By destroying much of the Iraqi military and telling prospective rebels that we would help them, the United States caused a revolt. By leaving just enough of Iraq's military intact and abandoning the rebels, the United States caused the revolt to fail. Add these deaths to the continually escalating body count from the Gulf War.
We want to avoid the Lebanonization of Iraq. Many experts feared the fragmentation of Iraq into three warring states, causing instability and further war in the region. But nobody gave the opposition a chance.
On March 23, Professor Roy Mottahedeh, no raving radical, wrote that democracy "seems nearer realization than ever because a genuine alliance between the Shiites and Kurds (and 15 other groups) that has been forming for a year or so has begun to find sympathy among alienated elements in the ruling Baath party."
Sunni Muslims, for example in Basra, were joining in the rebellions against Hussein. As Arabs with historic enmity to Persians, the Iraqi Shiites would not have embraced Iran's theocracy. In any case, they deserve the same chance to escape slaughter which the American liberation gave many Kuwaitis. Their lack of oil, an embassy in Washington, and Saudi support does not make their deaths more palatable.

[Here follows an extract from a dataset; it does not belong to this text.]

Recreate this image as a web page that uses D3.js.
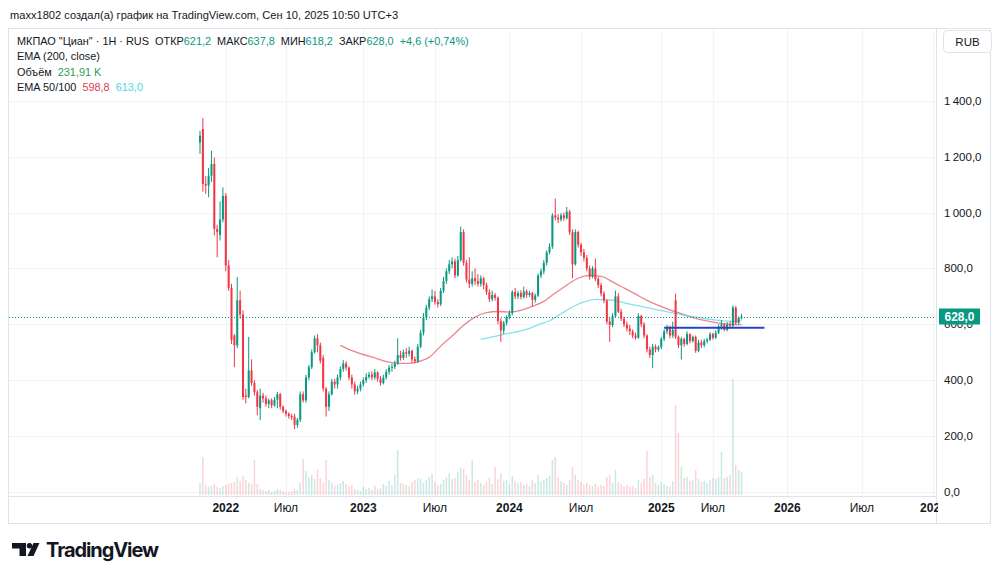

AT LEAST not for them. The Bush Administration did not know or care what Henry Kissinger's "surgical and progressive destruction of Iraq's military assets" would really mean for the Iraqi people. With reports from the U.N. and refugee camps, Bush now knows. He still does not care.
If we extend the Nazi analogy which Bush so exulted in: America has freed Czechoslovakia only to leave Hitler to exterminate the German Jews. We no longer hear about the Nasser-Hitler-Nebuchadnezzar who kills his own people; recently the U.S. "refused to confirm" reports that Hussein was slaughtering Kurds. Apparently, he's not so bad after all.
The future is grim. The United States will sell more than $20 billion in weapons to countries in the Middle East this year. One should not be surprised if some end up in Saddam Hussein's hands. The Kissingerian logic which has guided Bush's policy prescribes "striving for an equilibrium between Iraq, Iran, Syria and other regional powers." With reports that Syria has already spent more than one billion coalition dollars on guns, the Iraqi side of the equation may need some shoring up. This Realpolitik would approach farce--if there were not dead bodies everywhere.
Many of the harshest critics of Bush's current policy supported the war. Supporting Bush in January and criticizing him now are not mutually exclusive. But they do not sit well together, either. Having recognized this blatant Administration lie, how many more might we find? Having seen how much American public opinion matters to President Bush, how little foreign lives, what are we to think of this wonderful war as a whole?
The Bulletin of the Atomic Scientists claims that Iraq was nowhere near completion of a nuclear weapon, and that only the Administration's hyperbole sold the idea. Professor Charles Maier reasonably wonders whether the tens of thousands of soldiers on the Basra road could not have been given more of a chance to leave their vehicles before being slaughtered. Was the slaughter necessary at all?
These questions, like so many others about the war, will never be answered by the Bush Administration. So busy are we waving flags and celebrating ourselves, nobody is asking them. Instead, Bush will likely coast to victory in 1992, and Democrats who opposed the war will have to act as though it didn't happen.
Watching the Iraqi Kurds and Shiites sink into oblivion, oppressed people everywhere now know that they had better keep quiet, whatever the American President says. That brutal silence--that is the new world order.